Makalu solves double allocation problem after the crash by always marking the block to be allocated (or partially allocated) before returning the address of the object. Every block and chunk header has a field indicating whether the block has been allocated to be used or in the free list. Before using the block or chunk to fulfill an allocation request, the header field is set and persisted, which effectively gives up ownership of the block or chunk (but part of the block may still be free). If the system crashes after the block header field is set, this block would appear to have been allocated to the application, causing memory leak without proper handling. In Makalu, the offline garbage collection ensures that even if such blocks exist, they will be discovered by the post-crash GC, and the ownership will be returned to the allocator.
Makalu also maintains a set of DRAM data structures to facilitate allocation. For each thread, there is a thread-local object list, which is a free list of objects (using object itself to store “next” pointer). Each size class has its own free list, which is used to serve small allocation requests falling into the particular size class. Three global lists are maintained to serve medium and large allocations. Medium allocation uses the global free list, which is similar to the per-thread segregated free list, except that every size class has a lock, which allows allocations on different sizes to proceed individually. Large allocations directly use the global chunk list to acquire a chunk of the requested size. In addition, partially full blocks are also maintained in a global reclamation block list. This list stores free lists of blocks of different size classes. Each block in the list is partially allocated (i.e. some objects are allocated and some are not). This list is the result of truncating the small and medium sized free list, and also will be generated during offline garbage collection. In the former case, objects in the free lists are returned to the corresponding blocks. A block may not be fully empty after the truncation, which qualifies it to be added into the reclamation list. In the latter case, the GC process will mark all objects that are currently in-use within small and medium size class blocks. Those that are not marked are still free, which will cause the block being added into the reclamation list also.
We next describe the allocation process. For small objects (64 - 400 bytes), we first round the requested size to the nearest multiple of 16 bytes, which is the smallest granularity of object allocation. We then check whether the thread-local object list is empty. If not, an object is returned to the caller directly. If the list is empty, we check the block reclamation list for partially allocated blocks of the same size class. If there is a block, it will then be removed from the list, whose free objects are added into the thread-local free list. The block no longer needs to be tracked after this, since we can compute the block address using object’s address. If the reclamation list is also empty, our last resort is to allocate a free block from the global chunk list.
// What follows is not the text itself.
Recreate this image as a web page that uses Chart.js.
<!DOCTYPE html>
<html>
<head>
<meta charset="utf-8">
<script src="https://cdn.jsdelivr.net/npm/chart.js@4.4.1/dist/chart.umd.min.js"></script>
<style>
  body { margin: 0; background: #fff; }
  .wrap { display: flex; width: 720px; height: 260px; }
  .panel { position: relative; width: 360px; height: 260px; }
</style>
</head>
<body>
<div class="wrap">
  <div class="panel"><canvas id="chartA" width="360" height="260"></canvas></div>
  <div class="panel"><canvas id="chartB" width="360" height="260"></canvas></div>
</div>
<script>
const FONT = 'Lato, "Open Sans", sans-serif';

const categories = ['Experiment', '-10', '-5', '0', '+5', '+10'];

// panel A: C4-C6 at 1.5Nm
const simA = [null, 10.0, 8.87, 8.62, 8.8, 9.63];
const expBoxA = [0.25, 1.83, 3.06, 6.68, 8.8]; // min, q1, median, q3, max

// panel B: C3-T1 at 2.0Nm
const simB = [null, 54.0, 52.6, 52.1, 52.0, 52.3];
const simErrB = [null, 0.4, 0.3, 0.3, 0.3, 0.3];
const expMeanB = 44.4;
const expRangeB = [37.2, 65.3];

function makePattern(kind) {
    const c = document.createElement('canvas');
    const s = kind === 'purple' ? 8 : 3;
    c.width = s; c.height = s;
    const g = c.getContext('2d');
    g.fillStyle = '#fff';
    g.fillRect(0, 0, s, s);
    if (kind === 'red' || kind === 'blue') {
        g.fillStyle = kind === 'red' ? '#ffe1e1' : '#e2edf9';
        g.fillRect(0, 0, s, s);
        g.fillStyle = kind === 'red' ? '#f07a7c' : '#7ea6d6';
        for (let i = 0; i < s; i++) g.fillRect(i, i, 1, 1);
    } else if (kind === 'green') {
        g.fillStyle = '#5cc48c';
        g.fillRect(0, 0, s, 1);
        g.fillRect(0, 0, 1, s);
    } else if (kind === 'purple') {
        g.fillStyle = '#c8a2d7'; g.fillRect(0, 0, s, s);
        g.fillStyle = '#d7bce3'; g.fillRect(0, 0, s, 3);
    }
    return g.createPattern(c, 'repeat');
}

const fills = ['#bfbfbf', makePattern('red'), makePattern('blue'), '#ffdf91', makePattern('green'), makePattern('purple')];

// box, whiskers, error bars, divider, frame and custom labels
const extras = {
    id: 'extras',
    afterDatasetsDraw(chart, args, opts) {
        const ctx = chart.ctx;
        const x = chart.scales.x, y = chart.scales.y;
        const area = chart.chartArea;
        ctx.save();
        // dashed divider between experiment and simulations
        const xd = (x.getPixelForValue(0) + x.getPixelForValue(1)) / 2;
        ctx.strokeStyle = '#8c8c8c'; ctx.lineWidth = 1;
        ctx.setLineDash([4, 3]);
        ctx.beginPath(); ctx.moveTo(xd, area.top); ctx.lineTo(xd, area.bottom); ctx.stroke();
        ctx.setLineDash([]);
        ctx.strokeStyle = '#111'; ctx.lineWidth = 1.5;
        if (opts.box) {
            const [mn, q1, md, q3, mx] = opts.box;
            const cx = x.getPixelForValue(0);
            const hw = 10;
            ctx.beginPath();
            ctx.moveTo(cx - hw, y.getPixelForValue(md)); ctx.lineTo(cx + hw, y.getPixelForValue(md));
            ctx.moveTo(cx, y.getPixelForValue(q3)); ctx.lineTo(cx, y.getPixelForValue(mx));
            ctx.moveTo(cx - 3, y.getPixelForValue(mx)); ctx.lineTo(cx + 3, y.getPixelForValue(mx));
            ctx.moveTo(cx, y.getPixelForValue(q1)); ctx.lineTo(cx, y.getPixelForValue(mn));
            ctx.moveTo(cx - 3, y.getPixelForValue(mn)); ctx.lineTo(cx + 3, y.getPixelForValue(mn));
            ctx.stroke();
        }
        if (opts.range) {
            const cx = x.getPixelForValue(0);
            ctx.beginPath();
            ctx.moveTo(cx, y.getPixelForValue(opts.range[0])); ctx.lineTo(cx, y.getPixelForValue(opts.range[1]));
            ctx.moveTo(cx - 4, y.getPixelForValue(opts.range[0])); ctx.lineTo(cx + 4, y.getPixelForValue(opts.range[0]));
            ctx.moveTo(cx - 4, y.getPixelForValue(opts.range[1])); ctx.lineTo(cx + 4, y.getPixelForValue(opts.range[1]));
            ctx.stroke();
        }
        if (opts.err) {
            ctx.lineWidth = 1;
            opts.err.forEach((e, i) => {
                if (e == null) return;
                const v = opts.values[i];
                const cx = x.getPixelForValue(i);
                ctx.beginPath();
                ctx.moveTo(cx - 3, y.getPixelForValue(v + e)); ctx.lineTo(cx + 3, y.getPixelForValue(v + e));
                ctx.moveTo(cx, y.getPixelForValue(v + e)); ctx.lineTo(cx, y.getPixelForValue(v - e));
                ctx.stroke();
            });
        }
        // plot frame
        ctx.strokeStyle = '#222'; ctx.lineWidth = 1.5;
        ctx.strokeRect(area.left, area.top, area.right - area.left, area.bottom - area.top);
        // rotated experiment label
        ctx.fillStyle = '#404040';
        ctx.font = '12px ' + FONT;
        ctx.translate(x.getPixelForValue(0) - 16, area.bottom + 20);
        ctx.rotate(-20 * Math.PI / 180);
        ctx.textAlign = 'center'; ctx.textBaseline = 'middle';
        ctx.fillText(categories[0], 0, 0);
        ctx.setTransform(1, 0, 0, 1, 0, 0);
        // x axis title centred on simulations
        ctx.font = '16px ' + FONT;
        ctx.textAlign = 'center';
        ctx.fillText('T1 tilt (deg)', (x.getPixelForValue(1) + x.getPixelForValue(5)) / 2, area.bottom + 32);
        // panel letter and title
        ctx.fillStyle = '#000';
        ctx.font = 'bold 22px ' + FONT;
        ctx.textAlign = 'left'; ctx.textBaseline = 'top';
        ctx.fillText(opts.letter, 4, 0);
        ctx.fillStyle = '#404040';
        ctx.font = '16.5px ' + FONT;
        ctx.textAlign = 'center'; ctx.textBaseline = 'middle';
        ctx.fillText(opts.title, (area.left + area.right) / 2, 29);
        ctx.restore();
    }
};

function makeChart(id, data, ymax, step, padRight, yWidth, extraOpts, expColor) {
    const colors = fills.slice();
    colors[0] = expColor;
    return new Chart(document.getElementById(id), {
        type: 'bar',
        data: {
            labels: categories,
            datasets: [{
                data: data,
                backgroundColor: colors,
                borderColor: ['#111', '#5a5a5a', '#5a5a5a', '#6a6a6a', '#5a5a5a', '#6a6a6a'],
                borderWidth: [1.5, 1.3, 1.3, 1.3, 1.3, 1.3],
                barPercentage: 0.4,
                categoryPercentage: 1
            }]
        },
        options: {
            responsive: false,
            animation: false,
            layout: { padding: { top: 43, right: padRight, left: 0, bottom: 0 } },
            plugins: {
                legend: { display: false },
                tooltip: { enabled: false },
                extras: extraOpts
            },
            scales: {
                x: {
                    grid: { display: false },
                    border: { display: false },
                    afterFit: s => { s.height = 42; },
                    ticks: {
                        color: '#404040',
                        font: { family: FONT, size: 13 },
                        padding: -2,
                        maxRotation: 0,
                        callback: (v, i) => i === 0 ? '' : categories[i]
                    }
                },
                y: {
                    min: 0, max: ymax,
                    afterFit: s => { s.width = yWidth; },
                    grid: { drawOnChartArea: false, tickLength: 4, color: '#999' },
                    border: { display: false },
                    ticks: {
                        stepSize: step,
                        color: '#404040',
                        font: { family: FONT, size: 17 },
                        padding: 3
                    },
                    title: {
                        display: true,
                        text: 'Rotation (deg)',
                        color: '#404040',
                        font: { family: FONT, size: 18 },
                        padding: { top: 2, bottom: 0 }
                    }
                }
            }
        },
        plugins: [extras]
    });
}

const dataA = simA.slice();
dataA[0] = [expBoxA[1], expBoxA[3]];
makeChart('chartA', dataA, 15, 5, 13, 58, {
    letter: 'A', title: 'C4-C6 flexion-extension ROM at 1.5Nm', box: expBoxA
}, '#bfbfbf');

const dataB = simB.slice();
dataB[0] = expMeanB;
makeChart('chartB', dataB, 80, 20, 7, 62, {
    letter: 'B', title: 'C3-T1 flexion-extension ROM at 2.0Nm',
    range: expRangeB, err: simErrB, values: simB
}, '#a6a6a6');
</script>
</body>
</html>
This process involves removing a block from the chunk list, initializing and adding the new block header to the header area on NVM, adding the mapping between block address and block header to the block map, and finally updating the old block header. This process is not intrinsically atomic since it contains several non-atomic multi-cache line writes. We use undo logging to ensure the atomicity of operation (see below).
Medium sized objects are allocated in the exact same way as small objects, except that objects are removed from the global free list rather than thread-local free list. If no object is available, a new block is allocated from the global chunk list using undo logging as well. Large objects directly allocate from the global chunk list.
The logging scheme is described as follows. For each step during allocation, we copy the before value of the field to be updated to the logging area located at the heap header, before updating the field in-place. Note that the log entry must be flushed before update can be done. Each log entry contains the address, the old value, and the current log version (also located in the header). After all updates are flushed, we commit the operation by atomically incrementing the log version counter in the heap header. This can be done by a processor fetch-and-increment instruction followed by a flush. After this point, all undo log entries are invalidated, since the version of the log does not match the version in the heap header.
When an object is freed, it is directly added into the thread-local list of the deallocating thread. Note that Makalu does not maintain thread ID for each object denoting the ID of the thread-local pool that this object is allocated from. The object will be returned to the block if the free list of this size class is longer than a threshold, at which point the free list will be truncated. Objects removed from the list will be returned to the corresponding block. Large objects are freed by directly adding the chunk back to the chunk list, possibly merging this chunk with neighboring chunks to reduce fragmentation. The header used by the deallocated object will be freed also. Occasionally, blocks in the reclamation list can become fully empty as a result of free list truncation. We return the clean block back to the free chunk list in the same way as we deallocate a large object.
On a normal shutdown, Makalu will write back the DRAM version of the header map back to the NVM to avoid rebuilding this structure at the next startup. In addition, all objects in both free lists are returned to the corresponding blocks, updating their allocation bitmap, which are then flushed back to the NVM. Reclamation block headers are also written back.
On a normal startup, the allocator first loads the header map into memory, and then initializes free list as empty. The free chunk list and reclamation list are also initialized by scanning the free header map for unallocation chunks and partially allocated blocks, respectively. Normal execution could proceed after we rebuild the DRAM data structure.
On a post-crash recovery, both the header map and block bitmap can be in an inconsistent state. To solve this, we we first check the logging area for any pending operations that have not yet committed. If entries exist, and the version of the entries match the current log entry in the heap header, the pending operation is rolled back by copying the before image back to the indicated address. We increment and flush the log version counter after recovery to commit the completion of recovery. We then scan the header areas within the heap, and rebuild the block header map. For small and medium sized blocks, we clear the allocation bitmap in the header to avoid using potentially inconsistent metadata. The GC process is then invoked, which swaps all objects reachable from the root objects, and marks them as alive. The paper assumes that type information is embedded in the object, such that the GC knows which value is a pointer. Persistent-to-volatile pointers are ignored. For every object identified as live object, we obtain its header via the global header map. If the object is a huge block, then the object header (chunk header) is set as being used. The rest of the chunks are added into the free chunk list. For small and medium sized objects, we locate its block header, and sets the corresponding bit in the bitmap. These blocks are also added into the block reclamation list. The rest of the blocks are also added back to the global chunk list, possibly merging with neighboring chunks. Normal execution could resume after recovery.